During those first months, we talked a lot about how work has changed over the years. It used to be that if your dad was a farmer, you’d grow up to be a farmer. None of this “What was I created for? How can I fulfill my unique, special, awesome purpose?”
It was as though we needed to learn that life is what you make it, and getting a paycheck is actually a huge blessing. And maybe Ben was not fulfilling every rainbow-coloured dream behind a desk, but he was learning, and spending time with his dad, and he was stepping forward in the opportunity that presented itself. Fortunately, building houses is something he was interested in. If it hadn’t been, could he have been content?
It feels as though we’ve been bombarded with this message that success means having a really good paying job which you love so much, you’d do it for free. It means God will bless you wildly, and life will always exceed your expectations, and your influence will know no bounds, and you’d better have huge dreams, because God will fill them all.
And this seems to be a common idea – Ben and I have had many conversations with people who truly believe that if life isn’t wildly awesome, they must be in the wrong place.
But on Sunday, the speaker at church shared about how 150 doctors recently felt called to go Syria to serve. Less than 40 of them have survived, and now another 150 have stepped forward, saying God has called them to go, as well. What future awaits them? It doesn’t seem to look too promising.

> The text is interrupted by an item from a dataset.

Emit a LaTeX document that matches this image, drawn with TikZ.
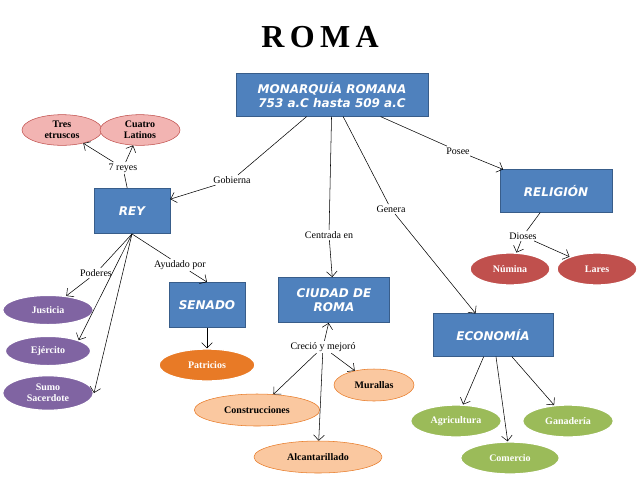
\documentclass[tikz,border=0pt]{standalone}
\usepackage{fontspec}
\setmainfont{Liberation Serif}
\newfontfamily\boxfont{DejaVu Sans}
\usetikzlibrary{shapes.geometric,arrows.meta}
\definecolor{boxblue}{RGB}{79,129,189}
\definecolor{boxedge}{RGB}{56,93,138}
\definecolor{pinkfill}{RGB}{242,180,178}
\definecolor{purplefill}{RGB}{128,100,162}
\definecolor{orangefill}{RGB}{232,122,38}
\definecolor{peachfill}{RGB}{250,200,160}
\definecolor{greenfill}{RGB}{155,187,89}
\definecolor{redfill}{RGB}{192,80,77}
\tikzset{
  concept/.style={draw=boxedge, fill=boxblue, text=white, font=\boxfont\bfseries\itshape\fontsize{9}{10}\selectfont, align=center, inner sep=0pt},
  leaf/.style={ellipse, draw=white, line width=1pt, font=\bfseries\fontsize{7.5}{8.5}\selectfont, align=center, inner sep=0pt},
  lbl/.style={font=\fontsize{7.5}{9}\selectfont, fill=white, inner sep=1pt},
  arr/.style={-{Straight Barb[length=4pt]}},
}
\begin{document}
\begin{tikzpicture}[x=0.75pt,y=-0.75pt]
  \useasboundingbox (0,0) rectangle (638,479);

  % title
  \node (title) at (320,37) {\bfseries\fontsize{24}{26}\selectfont R\,O\,M\,A};

  % main boxes
  \node[concept, minimum width=144pt, minimum height=32pt] (monarquia) at (332,95) {MONARQUÍA ROMANA\\753 a.C hasta 509 a.C};
  \node[concept, minimum width=57pt, minimum height=34pt] (rey) at (132,211) {REY};
  \node[concept, minimum width=84pt, minimum height=32pt] (religion) at (556,191) {RELIGIÓN};
  \node[concept, minimum width=57pt, minimum height=34pt] (senado) at (207,305) {SENADO};
  \node[concept, minimum width=83pt, minimum height=34pt] (ciudad) at (334,300) {CIUDAD DE\\ROMA};
  \node[concept, minimum width=90pt, minimum height=32pt] (economia) at (493,335) {ECONOMÍA};

  % ellipses
  \node[leaf, fill=pinkfill, draw=redfill, thin, minimum width=60pt, minimum height=23pt] (tres) at (62,130) {Tres\\etruscos};
  \node[leaf, fill=pinkfill, draw=redfill, thin, minimum width=60pt, minimum height=23pt] (cuatro) at (140,130) {Cuatro\\Latinos};
  \node[leaf, fill=purplefill, text=white, minimum width=68pt, minimum height=22pt] (justicia) at (48,310) {Justicia};
  \node[leaf, fill=purplefill, text=white, minimum width=64pt, minimum height=22pt] (ejercito) at (48,351) {Ejército};
  \node[leaf, fill=purplefill, text=white, minimum width=68pt, minimum height=26pt] (sumo) at (48,393) {Sumo\\Sacerdote};
  \node[leaf, fill=orangefill, text=white, minimum width=72pt, minimum height=24pt] (patricios) at (207,365) {Patricios};
  \node[leaf, fill=peachfill, draw=orangefill, thin, minimum width=94pt, minimum height=24pt] (construcciones) at (257,410) {Construcciones};
  \node[leaf, fill=peachfill, draw=orangefill, thin, minimum width=60pt, minimum height=24pt] (murallas) at (374,385) {Murallas};
  \node[leaf, fill=peachfill, draw=orangefill, thin, minimum width=96pt, minimum height=24pt] (alcantarillado) at (318,457) {Alcantarillado};
  \node[leaf, fill=greenfill, text=white, minimum width=68pt, minimum height=24pt] (agricultura) at (456,421) {Agricultura};
  \node[leaf, fill=greenfill, text=white, minimum width=68pt, minimum height=24pt] (ganaderia) at (568,421) {Ganadería};
  \node[leaf, fill=greenfill, text=white, minimum width=74pt, minimum height=24pt] (comercio) at (510,458) {Comercio};
  \node[leaf, fill=redfill, text=white, minimum width=60pt, minimum height=24pt] (numina) at (510,269) {Númina};
  \node[leaf, fill=redfill, text=white, minimum width=60pt, minimum height=24pt] (lares) at (597,269) {Lares};

  % link labels
  \node[lbl] (reyes) at (123,168) {7 reyes};
  \node[lbl] (gobierna) at (232,180) {Gobierna};
  \node[lbl] (posee) at (458,151) {Posee};
  \node[lbl] (genera) at (391,209) {Genera};
  \node[lbl] (centrada) at (329,235) {Centrada en};
  \node[lbl] (dioses) at (523,236) {Dioses};
  \node[lbl] (ayudado) at (180,265) {Ayudado por};
  \node[lbl] (poderes) at (96,273) {Poderes};
  \node[lbl] (crecio) at (323,347) {Creció y mejoró};

  % connectors
  \draw (monarquia) -- (gobierna);
  \draw[arr] (gobierna) -- (rey);
  \draw (monarquia) -- (posee);
  \draw[arr] (posee) -- (religion);
  \draw (monarquia) -- (genera);
  \draw[arr] (genera) -- (economia);
  \draw (monarquia) -- (centrada);
  \draw[arr] (centrada) -- (ciudad);
  \draw (rey) -- (reyes);
  \draw[arr] (reyes) -- (tres);
  \draw[arr] (reyes) -- (cuatro);
  \draw (rey.south) -- (poderes);
  \draw[arr] (poderes) -- (justicia);
  \draw[arr] (rey.south) -- (ejercito.north east);
  \draw[arr] (rey.south) -- (sumo.east);
  \draw (rey.south) -- (ayudado);
  \draw[arr] (ayudado) -- (senado.north);
  \draw[arr] (senado) -- (patricios);
  \draw[arr] (crecio) -- (ciudad);
  \draw[arr] (crecio) -- (construcciones);
  \draw[arr] (crecio) -- (murallas);
  \draw[arr] (crecio) -- (alcantarillado);
  \draw (religion) -- (dioses);
  \draw[arr] (dioses) -- (numina);
  \draw[arr] (dioses) -- (lares);
  \draw[arr] (economia) -- (agricultura);
  \draw[arr] (economia) -- (ganaderia);
  \draw[arr] (economia) -- (comercio);
\end{tikzpicture}
\end{document}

How does that fit with this awesome life we’re all supposed to have? If God would call me to go straight into danger, right now, and I would know there was little chance of surviving, would I go? Would I feel as though my life-purpose had been fulfilled at the age of 35?
I’m having trouble figuring out how to fit this all into my brain.

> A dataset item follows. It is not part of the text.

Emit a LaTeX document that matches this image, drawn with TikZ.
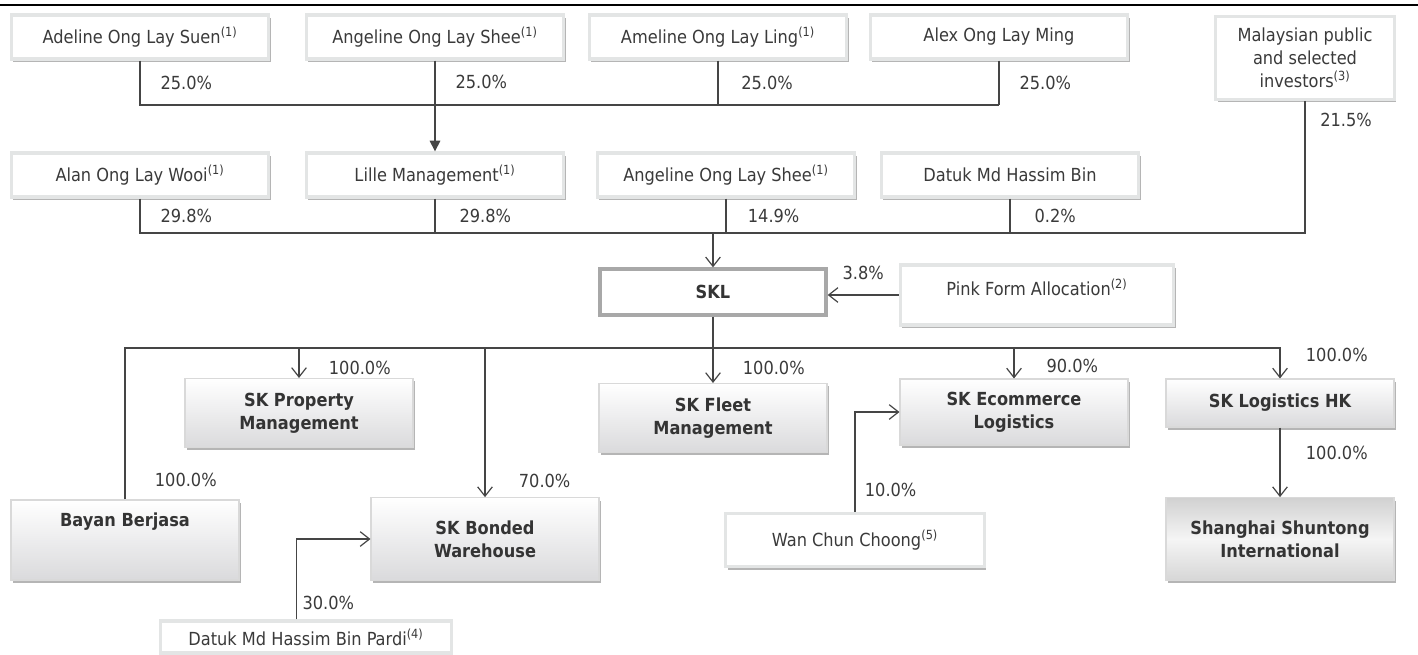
\documentclass[tikz,border=0pt]{standalone}
\usepackage{fontspec}
\setmainfont{DejaVu Sans Condensed}
\usetikzlibrary{arrows.meta,shadows}

\definecolor{txt}{HTML}{3A3A3A}
\definecolor{lin}{HTML}{454545}
\definecolor{frame}{HTML}{E3E5E5}
\definecolor{shade}{HTML}{B5B5B5}
\definecolor{sklframe}{HTML}{A8A8A8}
\definecolor{cobottom}{HTML}{DADADC}
\newcommand{\basefont}{\fontsize{13.5}{17.4}\selectfont}
\newcommand{\fn}[1]{\textsuperscript{(#1)}}

\tikzset{
  holder/.style={draw=frame, line width=2.5pt, fill=white, text=txt, font=\basefont,
    minimum width=193pt, minimum height=33pt,
    drop shadow={shadow xshift=1.5pt, shadow yshift=-2.2pt, fill=shade, opacity=1}},
  company/.style={draw=gray!30, line width=0.8pt, top color=white, bottom color=cobottom,
    text=txt!90!black, font=\basefont\bfseries, align=center,
    minimum width=171pt, minimum height=51.75pt,
    drop shadow={shadow xshift=1.5pt, shadow yshift=-2.2pt, fill=shade, opacity=1}},
  main/.style={draw=sklframe, line width=3pt, fill=white, text=txt!90!black,
    font=\basefont\bfseries, minimum width=169pt, minimum height=34pt},
  pct/.style={anchor=west, xshift=#1, inner sep=0pt, text=txt, font=\basefont},
  pct/.default=15pt,
  conn/.style={draw=lin, line width=0.9pt},
  arr/.style={conn, -{Straight Barb[length=7pt,width=11pt,line width=0.9pt]}}
}

\begin{document}
\begin{tikzpicture}[x=0.75pt,y=-0.75pt]
    \useasboundingbox (0,0) rectangle (1418,654);
    \draw[line width=1.2pt] (0,5) -- (1418,5);

    % owners of Lille Management
    \node[holder] (Ad) at (140,37) {Adeline Ong Lay Suen\fn{1}};
    \node[holder] (An) at (435,37) {Angeline Ong Lay Shee\fn{1}};
    \node[holder] (Am) at (718,37) {Ameline Ong Lay Ling\fn{1}};
    \node[holder] (Ax) at (999,37) {Alex Ong Lay Ming};
    \node[holder, minimum width=134pt, minimum height=62pt, align=center] (Mp) at (1305,58) {Malaysian public\\and selected\\investors\fn{3}};

    % owners of SKL
    \node[holder] (Aw) at (140,175) {Alan Ong Lay Wooi\fn{1}};
    \node[holder] (Li) at (435,175) {Lille Management\fn{1}};
    \node[holder] (An2) at (726,175) {Angeline Ong Lay Shee\fn{1}};
    \node[holder] (Dh) at (1010,175) {Datuk Md Hassim Bin};

    \node[main] (SKL) at (713,292) {SKL};
    \node[holder, minimum width=205pt, minimum height=45pt, text depth=12pt] (Pf) at (1037,295) {Pink Form Allocation\fn{2}};

    % subsidiaries
    \node[company] (Pm) at (299,413) {SK Property\\Management};
    \node[company] (Fm) at (713,418) {SK Fleet\\Management};
    \node[company, minimum height=49.5pt] (Ec) at (1014,412) {SK Ecommerce\\Logistics};
    \node[company, minimum height=36pt] (Lh) at (1280,403) {SK Logistics HK};
    \node[company, minimum height=60pt, text depth=31pt] (Bb) at (125,540) {Bayan Berjasa};
    \node[company, minimum height=62pt] (Bd) at (485,539) {SK Bonded\\Warehouse};
    \node[company, minimum height=62pt, top color=gray!36, bottom color=gray!32, middle color=gray!8] (Sh) at (1280,539) {Shanghai Shuntong\\International};

    \node[holder, minimum width=218pt, minimum height=24pt] (Dp) at (306,637) {Datuk Md Hassim Bin Pardi\fn{4}};
    \node[holder, minimum width=194pt, minimum height=40pt] (Wc) at (855,540) {Wan Chun Choong\fn{5}};

    \coordinate (b1) at (435,105);
    \coordinate (b2) at (713,233);
    \coordinate (b3) at (713,348);

    \draw[conn] (Ad.south) -- node[pct] {25.0\%} (Ad.south |- b1) -- (Ax.south |- b1);
    \draw[conn] (Am.south) -- node[pct=17pt] {25.0\%} (Am.south |- b1);
    \draw[conn] (Ax.south) -- node[pct] {25.0\%} (Ax.south |- b1);
    \draw[conn, -{Triangle[length=8pt,width=8pt]}] (An.south) -- node[pct, pos=0.23] {25.0\%} (Li.north);

    \draw[conn] (Aw.south) -- node[pct] {29.8\%} (Aw.south |- b2) -- (Mp.south |- b2) -- node[pct=11pt, pos=0.86] {21.5\%} (Mp.south);
    \draw[conn] (Li.south) -- node[pct=18pt] {29.8\%} (Li.south |- b2);
    \draw[conn] (An2.south) -- node[pct=16pt] {14.9\%} (An2.south |- b2);
    \draw[conn] (Dh.south) -- node[pct=18pt] {0.2\%} (Dh.south |- b2);
    \draw[arr] (b2) -- (SKL.north);
    \draw[arr] (Pf.west) -- node[pct=0pt, anchor=south, yshift=11pt] {3.8\%} (Pf.west -| SKL.east);

    \draw[conn, line width=1.6pt] (SKL.south) -- (b3);
    \draw[arr] (Bb.north) -- node[pct=22pt, pos=0.13] {100.0\%} (Bb.north |- b3) -- (b3 -| Lh.north) -- node[pct=19pt, pos=0.23] {100.0\%} (Lh.north);
    \draw[arr] (b3 -| Pm.north) -- node[pct=22pt, pos=0.65] {100.0\%} (Pm.north);
    \draw[arr] (b3 -| Bd.north) -- node[pct=25pt, pos=0.89] {70.0\%} (Bd.north);
    \draw[arr] (b3) -- node[pct=22pt, pos=0.56] {100.0\%} (Fm.north);
    \draw[arr] (b3 -| Ec.north) -- node[pct=24pt, pos=0.6] {90.0\%} (Ec.north);
    \draw[arr] (Lh.south) -- node[pct=19pt, pos=0.37] {100.0\%} (Sh.north);

    \draw[arr] ([xshift=-7pt]Dp.north) |- node[pct=4pt, pos=0.1] {30.0\%} (Bd.west);
    \draw[arr] (Wc.north) |- node[pct=7pt, pos=0.11] {10.0\%} (Ec.west);
\end{tikzpicture}
\end{document}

Basically, it comes down to this:
1) I don’t have a clue.
My spoiled, sheltered, comfortable life has gotten me thinking that this is the way it is – that all this wonderful, super privileged life may not even be good enough for me. I need to dream bigger dreams, and expect better things from God.

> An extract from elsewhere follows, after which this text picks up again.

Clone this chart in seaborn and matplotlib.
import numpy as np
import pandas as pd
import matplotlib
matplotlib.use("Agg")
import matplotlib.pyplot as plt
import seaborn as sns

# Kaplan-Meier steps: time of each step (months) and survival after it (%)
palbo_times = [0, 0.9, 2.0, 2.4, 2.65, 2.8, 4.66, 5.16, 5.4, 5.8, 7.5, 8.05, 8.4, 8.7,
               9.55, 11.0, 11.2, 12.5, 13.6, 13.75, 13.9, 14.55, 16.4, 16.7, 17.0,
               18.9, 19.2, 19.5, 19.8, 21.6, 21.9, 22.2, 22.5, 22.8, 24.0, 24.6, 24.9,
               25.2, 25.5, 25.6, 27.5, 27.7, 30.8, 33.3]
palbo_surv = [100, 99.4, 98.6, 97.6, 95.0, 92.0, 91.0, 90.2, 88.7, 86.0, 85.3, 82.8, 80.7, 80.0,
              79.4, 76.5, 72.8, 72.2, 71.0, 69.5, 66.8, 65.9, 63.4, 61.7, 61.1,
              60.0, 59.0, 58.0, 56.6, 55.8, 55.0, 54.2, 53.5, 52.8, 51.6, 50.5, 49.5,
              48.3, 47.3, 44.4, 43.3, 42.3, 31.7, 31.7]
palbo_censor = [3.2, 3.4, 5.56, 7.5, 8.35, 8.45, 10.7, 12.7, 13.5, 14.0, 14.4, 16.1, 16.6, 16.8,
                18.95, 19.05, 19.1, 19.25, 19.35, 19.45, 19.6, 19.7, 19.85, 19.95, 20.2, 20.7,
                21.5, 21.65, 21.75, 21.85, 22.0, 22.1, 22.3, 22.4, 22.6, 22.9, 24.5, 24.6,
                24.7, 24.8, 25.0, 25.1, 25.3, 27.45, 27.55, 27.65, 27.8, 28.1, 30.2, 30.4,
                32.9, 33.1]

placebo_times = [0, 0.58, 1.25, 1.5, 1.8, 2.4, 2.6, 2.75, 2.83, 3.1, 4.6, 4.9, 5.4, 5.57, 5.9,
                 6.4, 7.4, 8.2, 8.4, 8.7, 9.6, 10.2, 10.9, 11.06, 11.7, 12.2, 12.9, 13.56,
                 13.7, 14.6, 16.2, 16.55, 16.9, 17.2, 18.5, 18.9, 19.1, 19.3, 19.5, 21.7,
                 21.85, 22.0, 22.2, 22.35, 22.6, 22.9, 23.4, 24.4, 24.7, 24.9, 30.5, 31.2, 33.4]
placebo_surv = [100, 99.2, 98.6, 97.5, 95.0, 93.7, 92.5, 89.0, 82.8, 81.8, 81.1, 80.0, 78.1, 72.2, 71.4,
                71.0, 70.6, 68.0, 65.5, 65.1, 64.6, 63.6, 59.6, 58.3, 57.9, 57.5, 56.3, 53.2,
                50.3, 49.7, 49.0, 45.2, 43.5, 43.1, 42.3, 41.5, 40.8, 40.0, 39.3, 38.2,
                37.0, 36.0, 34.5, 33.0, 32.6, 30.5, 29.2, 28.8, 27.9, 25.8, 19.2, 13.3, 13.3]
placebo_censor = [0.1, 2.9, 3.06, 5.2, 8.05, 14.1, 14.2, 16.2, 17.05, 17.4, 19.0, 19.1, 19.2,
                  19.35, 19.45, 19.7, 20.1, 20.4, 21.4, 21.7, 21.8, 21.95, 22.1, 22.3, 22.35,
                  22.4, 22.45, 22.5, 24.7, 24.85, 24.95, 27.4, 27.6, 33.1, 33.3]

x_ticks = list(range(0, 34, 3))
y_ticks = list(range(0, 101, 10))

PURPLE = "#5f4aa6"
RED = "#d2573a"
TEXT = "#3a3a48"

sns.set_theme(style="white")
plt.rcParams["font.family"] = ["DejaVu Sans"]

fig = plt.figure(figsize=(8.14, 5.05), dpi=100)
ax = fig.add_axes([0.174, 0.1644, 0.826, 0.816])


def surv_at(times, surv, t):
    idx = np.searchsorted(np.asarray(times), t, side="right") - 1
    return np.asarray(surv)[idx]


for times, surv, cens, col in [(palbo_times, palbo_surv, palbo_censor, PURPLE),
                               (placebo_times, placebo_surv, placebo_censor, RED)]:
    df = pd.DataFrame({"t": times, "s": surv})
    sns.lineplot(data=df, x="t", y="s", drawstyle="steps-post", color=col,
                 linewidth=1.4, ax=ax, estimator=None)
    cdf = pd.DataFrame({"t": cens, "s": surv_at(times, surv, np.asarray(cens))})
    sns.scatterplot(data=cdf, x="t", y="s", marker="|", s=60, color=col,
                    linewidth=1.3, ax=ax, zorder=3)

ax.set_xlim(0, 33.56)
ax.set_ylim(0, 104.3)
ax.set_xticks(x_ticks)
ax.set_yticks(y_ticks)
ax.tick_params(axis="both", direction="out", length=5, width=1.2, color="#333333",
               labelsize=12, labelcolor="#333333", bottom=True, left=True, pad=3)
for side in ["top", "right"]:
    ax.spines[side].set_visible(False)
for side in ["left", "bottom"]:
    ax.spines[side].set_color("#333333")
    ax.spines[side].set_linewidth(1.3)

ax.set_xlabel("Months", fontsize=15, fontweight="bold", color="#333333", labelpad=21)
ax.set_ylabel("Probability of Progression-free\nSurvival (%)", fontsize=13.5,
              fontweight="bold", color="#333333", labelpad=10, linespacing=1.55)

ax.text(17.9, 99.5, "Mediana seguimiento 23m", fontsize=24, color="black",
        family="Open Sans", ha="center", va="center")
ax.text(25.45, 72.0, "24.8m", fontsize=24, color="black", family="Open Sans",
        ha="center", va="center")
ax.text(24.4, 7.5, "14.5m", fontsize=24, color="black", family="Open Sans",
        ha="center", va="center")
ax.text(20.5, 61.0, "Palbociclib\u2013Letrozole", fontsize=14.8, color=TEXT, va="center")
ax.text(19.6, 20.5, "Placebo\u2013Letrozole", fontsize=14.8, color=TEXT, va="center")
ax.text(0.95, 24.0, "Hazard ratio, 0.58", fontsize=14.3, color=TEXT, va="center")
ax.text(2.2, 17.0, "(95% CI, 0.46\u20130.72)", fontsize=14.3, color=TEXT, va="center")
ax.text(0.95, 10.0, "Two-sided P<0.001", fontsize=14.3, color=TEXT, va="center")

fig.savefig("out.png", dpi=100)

What??! Tell that to doctors sacrificing their life, because God asks them to. I have much to learn.
2) I’m not special.
I’m a regular person, living life with a lot of other regular people.
But I’m God’s child. Whatever happens to come my way, whether it’s what I hoped for or not, will pass through His hand, and that’s more than enough for me.
3) God is in everything.
We’re not living the flashy, dramatic, awesomely exciting ministry-filled life I dreamed about. Normal life seems to keep happening, and blessings keep coming, but sometimes they’re really small. We have to keep our eyes open, or we might miss them.
Ben’s job is a blessing, his paycheck is a blessing, this normal life is a blessing, and this last year and a half has shown us that we can be joyful anywhere, no matter what we’re doing. Our dreams for the future may come to pass, and they may not. There may not be unicorns or rainbows. And that’s okay. “Normal” is actually quite awesome. “Flashy” can be very overrated.
Now I’m curious: What are your thoughts on this? Is there too much emphasis on being special, and living a big, exciting life? Are you able to be content with very normal, everyday circumstances, or do you find yourself wishing for more rainbows and unicorns?